We left Tfeefleeah early, and went in search of wild-boar; found only their tracks, but saw plenty of partridges and hares; the ground being covered with brushwood and heath, we soonæ lost sight of them. The Arabs were seen on a sudden running and galloping in all directions, shouting and pointing to a hill, when a huge beast was put up, bristling and bellowing, which turned out to be a hyæna. He was shot by a mameluke, Si Smyle, and fell in a thicket, wallowing in his blood. He was a fine fellow, and had an immense bead, like a bull-dog. They put him on a mule, and carried him in triumph to the Bey. When R. arrived at the camp, the Bey sent him the skin and the head as a present, begging that he would not eat the brain.
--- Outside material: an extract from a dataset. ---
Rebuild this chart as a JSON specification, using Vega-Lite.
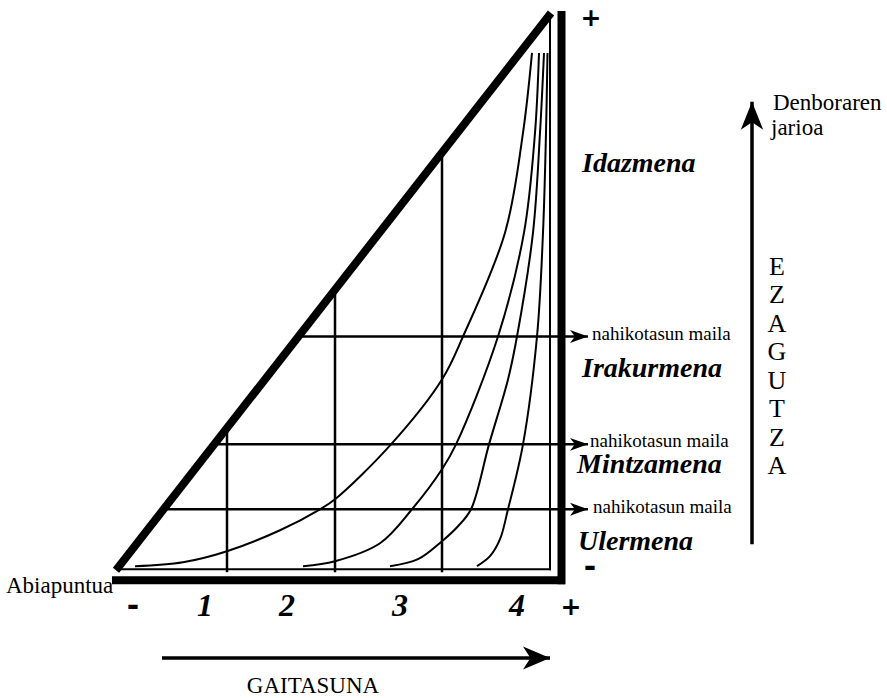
{
  "$schema": "https://vega.github.io/schema/vega-lite/v6.json",
  "width": 887,
  "height": 698,
  "autosize": {"type": "fit", "contains": "padding"},
  "padding": 0,
  "background": "white",
  "config": {"view": {"stroke": null}},
  "datasets": {
    "frame": [
      {"x": 116, "y": 571, "x2": 551, "y2": 13, "kind": "thick"},
      {"x": 561.5, "y": 11, "x2": 561.5, "y2": 585, "kind": "thick"},
      {"x": 112, "y": 581, "x2": 565, "y2": 581, "kind": "thick"},
      {"x": 116, "y": 570, "x2": 551, "y2": 570, "kind": "thin"},
      {"x": 550, "y": 14, "x2": 550, "y2": 571, "kind": "thin"},
      {"x": 227, "y": 431, "x2": 227, "y2": 573, "kind": "grid"},
      {"x": 335, "y": 290, "x2": 335, "y2": 573, "kind": "grid"},
      {"x": 442, "y": 153, "x2": 442, "y2": 573, "kind": "grid"}
    ],
    "arrows": [
      {"x": 298, "y": 337, "x2": 588, "y2": 337, "kind": "level"},
      {"x": 216, "y": 445, "x2": 588, "y2": 445, "kind": "level"},
      {"x": 164, "y": 510, "x2": 588, "y2": 510, "kind": "level"},
      {"x": 752, "y": 545, "x2": 752, "y2": 102, "kind": "time"},
      {"x": 162, "y": 659, "x2": 550, "y2": 659, "kind": "skill"}
    ],
    "curves": [
      {"curve": 1, "x": 135, "y": 567},
      {"curve": 1, "x": 183, "y": 563},
      {"curve": 1, "x": 227, "y": 552},
      {"curve": 1, "x": 280, "y": 531},
      {"curve": 1, "x": 320, "y": 510},
      {"curve": 1, "x": 335, "y": 500},
      {"curve": 1, "x": 391, "y": 445},
      {"curve": 1, "x": 442, "y": 380},
      {"curve": 1, "x": 463, "y": 337},
      {"curve": 1, "x": 505, "y": 233},
      {"curve": 1, "x": 523, "y": 133},
      {"curve": 1, "x": 532, "y": 53},
      {"curve": 2, "x": 303, "y": 567},
      {"curve": 2, "x": 335, "y": 562},
      {"curve": 2, "x": 380, "y": 544},
      {"curve": 2, "x": 412, "y": 510},
      {"curve": 2, "x": 442, "y": 470},
      {"curve": 2, "x": 456, "y": 445},
      {"curve": 2, "x": 498, "y": 337},
      {"curve": 2, "x": 524, "y": 233},
      {"curve": 2, "x": 535, "y": 133},
      {"curve": 2, "x": 539, "y": 53},
      {"curve": 3, "x": 390, "y": 567},
      {"curve": 3, "x": 418, "y": 560},
      {"curve": 3, "x": 442, "y": 542},
      {"curve": 3, "x": 458, "y": 527},
      {"curve": 3, "x": 471, "y": 510},
      {"curve": 3, "x": 489, "y": 445},
      {"curve": 3, "x": 508, "y": 380},
      {"curve": 3, "x": 517, "y": 337},
      {"curve": 3, "x": 533, "y": 233},
      {"curve": 3, "x": 540, "y": 133},
      {"curve": 3, "x": 544, "y": 53},
      {"curve": 4, "x": 477, "y": 567},
      {"curve": 4, "x": 490, "y": 557},
      {"curve": 4, "x": 500, "y": 540},
      {"curve": 4, "x": 508, "y": 510},
      {"curve": 4, "x": 523, "y": 445},
      {"curve": 4, "x": 537, "y": 337},
      {"curve": 4, "x": 543, "y": 233},
      {"curve": 4, "x": 546, "y": 133},
      {"curve": 4, "x": 547.5, "y": 53}
    ],
    "plain": [
      {"x": 6, "y": 594, "label": "Abiapuntua"},
      {"x": 592, "y": 340, "label": "nahikotasun maila"},
      {"x": 590, "y": 448, "label": "nahikotasun maila"},
      {"x": 593, "y": 514, "label": "nahikotasun maila"},
      {"x": 773, "y": 110, "label": "Denboraren"},
      {"x": 771, "y": 135, "label": "jarioa"}
    ],
    "axisname": [
      {"x": 313, "y": 694, "label": "GAITASUNA"},
      {"x": 777, "y": 275, "label": "E"},
      {"x": 777, "y": 303.5, "label": "Z"},
      {"x": 777, "y": 332, "label": "A"},
      {"x": 777, "y": 361, "label": "G"},
      {"x": 777, "y": 389.5, "label": "U"},
      {"x": 777, "y": 418, "label": "T"},
      {"x": 777, "y": 447, "label": "Z"},
      {"x": 777, "y": 475, "label": "A"}
    ],
    "skills": [
      {"x": 582, "y": 172, "label": "Idazmena"},
      {"x": 582, "y": 378, "label": "Irakurmena"},
      {"x": 577, "y": 474, "label": "Mintzamena"},
      {"x": 578, "y": 551, "label": "Ulermena"}
    ],
    "levels": [
      {"x": 205, "y": 617, "label": "1"},
      {"x": 287, "y": 617, "label": "2"},
      {"x": 400, "y": 617, "label": "3"},
      {"x": 517, "y": 617, "label": "4"}
    ],
    "signs": [
      {"x": 591, "y": 18, "label": "+"},
      {"x": 590, "y": 569, "label": "-"},
      {"x": 133, "y": 608, "label": "-"},
      {"x": 571, "y": 608, "label": "+"}
    ]
  },
  "layer": [
    {
      "data": {"name": "frame"},
      "transform": [{"filter": "datum.kind === 'thick'"}],
      "mark": {"type": "rule", "strokeWidth": 8, "color": "black"},
      "encoding": {
        "x": {"field": "x", "type": "quantitative", "scale": {"domain": [0, 887], "nice": false, "zero": false}, "axis": null},
        "y": {"field": "y", "type": "quantitative", "scale": {"domain": [0, 698], "nice": false, "zero": false, "reverse": true}, "axis": null},
        "x2": {"field": "x2"},
        "y2": {"field": "y2"}
      }
    },
    {
      "data": {"name": "frame"},
      "transform": [{"filter": "datum.kind === 'thin'"}],
      "mark": {"type": "rule", "strokeWidth": 2, "color": "black"},
      "encoding": {
        "x": {"field": "x", "type": "quantitative", "scale": {"domain": [0, 887], "nice": false, "zero": false}, "axis": null},
        "y": {"field": "y", "type": "quantitative", "scale": {"domain": [0, 698], "nice": false, "zero": false, "reverse": true}, "axis": null},
        "x2": {"field": "x2"},
        "y2": {"field": "y2"}
      }
    },
    {
      "data": {"name": "frame"},
      "transform": [{"filter": "datum.kind === 'grid'"}],
      "mark": {"type": "rule", "strokeWidth": 2.5, "color": "black"},
      "encoding": {
        "x": {"field": "x", "type": "quantitative", "scale": {"domain": [0, 887], "nice": false, "zero": false}, "axis": null},
        "y": {"field": "y", "type": "quantitative", "scale": {"domain": [0, 698], "nice": false, "zero": false, "reverse": true}, "axis": null},
        "x2": {"field": "x2"},
        "y2": {"field": "y2"}
      }
    },
    {
      "data": {"name": "curves"},
      "mark": {"type": "line", "interpolate": "catmull-rom", "strokeWidth": 2, "color": "black"},
      "encoding": {
        "x": {"field": "x", "type": "quantitative", "scale": {"domain": [0, 887], "nice": false, "zero": false}, "axis": null},
        "y": {"field": "y", "type": "quantitative", "scale": {"domain": [0, 698], "nice": false, "zero": false, "reverse": true}, "axis": null},
        "detail": {"field": "curve", "type": "nominal"}
      }
    },
    {
      "data": {"name": "arrows"},
      "transform": [{"filter": "datum.kind === 'level'"}],
      "mark": {"type": "rule", "strokeWidth": 2.5, "color": "black"},
      "encoding": {
        "x": {"field": "x", "type": "quantitative", "scale": {"domain": [0, 887], "nice": false, "zero": false}, "axis": null},
        "y": {"field": "y", "type": "quantitative", "scale": {"domain": [0, 698], "nice": false, "zero": false, "reverse": true}, "axis": null},
        "x2": {"field": "x2"},
        "y2": {"field": "y2"}
      }
    },
    {
      "data": {"name": "arrows"},
      "transform": [{"filter": "datum.kind !== 'level'"}],
      "mark": {"type": "rule", "strokeWidth": 3.5, "color": "black"},
      "encoding": {
        "x": {"field": "x", "type": "quantitative", "scale": {"domain": [0, 887], "nice": false, "zero": false}, "axis": null},
        "y": {"field": "y", "type": "quantitative", "scale": {"domain": [0, 698], "nice": false, "zero": false, "reverse": true}, "axis": null},
        "x2": {"field": "x2"},
        "y2": {"field": "y2"}
      }
    },
    {
      "data": {"name": "arrows"},
      "transform": [{"filter": "datum.kind === 'level'"}],
      "mark": {"type": "point", "filled": true, "color": "black", "opacity": 1, "strokeWidth": 0, "size": 324, "shape": "M0,0L-2,-0.72L-1.45,0L-2,0.72Z"},
      "encoding": {
        "x": {"field": "x2", "type": "quantitative", "scale": {"domain": [0, 887], "nice": false, "zero": false}, "axis": null},
        "y": {"field": "y2", "type": "quantitative", "scale": {"domain": [0, 698], "nice": false, "zero": false, "reverse": true}, "axis": null}
      }
    },
    {
      "data": {"name": "arrows"},
      "transform": [{"filter": "datum.kind === 'skill'"}],
      "mark": {"type": "point", "filled": true, "color": "black", "opacity": 1, "strokeWidth": 0, "size": 729, "shape": "M0,0L-2,-0.85L-1.45,0L-2,0.85Z"},
      "encoding": {
        "x": {"field": "x2", "type": "quantitative", "scale": {"domain": [0, 887], "nice": false, "zero": false}, "axis": null},
        "y": {"field": "y2", "type": "quantitative", "scale": {"domain": [0, 698], "nice": false, "zero": false, "reverse": true}, "axis": null}
      }
    },
    {
      "data": {"name": "arrows"},
      "transform": [{"filter": "datum.kind === 'time'"}],
      "mark": {"type": "point", "filled": true, "color": "black", "opacity": 1, "strokeWidth": 0, "size": 784, "shape": "M0,0L-0.8,2L0,1.45L0.8,2Z"},
      "encoding": {
        "x": {"field": "x2", "type": "quantitative", "scale": {"domain": [0, 887], "nice": false, "zero": false}, "axis": null},
        "y": {"field": "y2", "type": "quantitative", "scale": {"domain": [0, 698], "nice": false, "zero": false, "reverse": true}, "axis": null}
      }
    },
    {
      "data": {"name": "plain"},
      "mark": {"type": "text", "align": "left", "baseline": "alphabetic", "font": "Liberation Serif", "fontSize": 19, "color": "black"},
      "encoding": {
        "x": {"field": "x", "type": "quantitative", "scale": {"domain": [0, 887], "nice": false, "zero": false}, "axis": null},
        "y": {"field": "y", "type": "quantitative", "scale": {"domain": [0, 698], "nice": false, "zero": false, "reverse": true}, "axis": null},
        "text": {"field": "label"},
        "size": {"condition": {"test": "datum.label === 'Denboraren' || datum.label === 'jarioa' || datum.label === 'Abiapuntua'", "value": 23}, "value": 19}
      }
    },
    {
      "data": {"name": "axisname"},
      "mark": {"type": "text", "align": "center", "baseline": "alphabetic", "font": "Liberation Serif", "fontSize": 26, "color": "black"},
      "encoding": {
        "x": {"field": "x", "type": "quantitative", "scale": {"domain": [0, 887], "nice": false, "zero": false}, "axis": null},
        "y": {"field": "y", "type": "quantitative", "scale": {"domain": [0, 698], "nice": false, "zero": false, "reverse": true}, "axis": null},
        "text": {"field": "label"},
        "size": {"condition": {"test": "datum.label === 'GAITASUNA'", "value": 23}, "value": 26}
      }
    },
    {
      "data": {"name": "skills"},
      "mark": {"type": "text", "align": "left", "baseline": "alphabetic", "font": "Liberation Serif", "fontSize": 28, "fontWeight": "bold", "fontStyle": "italic", "color": "black"},
      "encoding": {
        "x": {"field": "x", "type": "quantitative", "scale": {"domain": [0, 887], "nice": false, "zero": false}, "axis": null},
        "y": {"field": "y", "type": "quantitative", "scale": {"domain": [0, 698], "nice": false, "zero": false, "reverse": true}, "axis": null},
        "text": {"field": "label"}
      }
    },
    {
      "data": {"name": "levels"},
      "mark": {"type": "text", "align": "center", "baseline": "alphabetic", "font": "Liberation Serif", "fontSize": 32, "fontWeight": "bold", "fontStyle": "italic", "color": "black"},
      "encoding": {
        "x": {"field": "x", "type": "quantitative", "scale": {"domain": [0, 887], "nice": false, "zero": false}, "axis": null},
        "y": {"field": "y", "type": "quantitative", "scale": {"domain": [0, 698], "nice": false, "zero": false, "reverse": true}, "axis": null},
        "text": {"field": "label"}
      }
    },
    {
      "data": {"name": "signs"},
      "mark": {"type": "text", "align": "center", "baseline": "middle", "font": "DejaVu Sans", "fontSize": 26, "fontWeight": "bold", "color": "black"},
      "encoding": {
        "x": {"field": "x", "type": "quantitative", "scale": {"domain": [0, 887], "nice": false, "zero": false}, "axis": null},
        "y": {"field": "y", "type": "quantitative", "scale": {"domain": [0, 698], "nice": false, "zero": false, "reverse": true}, "axis": null},
        "text": {"field": "label"},
        "size": {"condition": {"test": "datum.label === '-'", "value": 30}, "value": 25}
      }
    }
  ]
}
There is a superstitious belief among the Moors that, if a person eats the brain of a hyæna he immediately becomes mad. The hyæna is not the savage beast commonly represented; he rarely attacks any person, and becomes untameably ferocious by being only chained up. He is principally remarkable for his stupidity when at large in the woods. The animal abounds in the forests of the Morocco Atlas. Our tourists saw no lions en route, or in the Jereed; the lion does not like the sandy and open country of the plain. Very thick brushwood, and ground broken with rocks, like the ravines of the Atlas, are his haunts.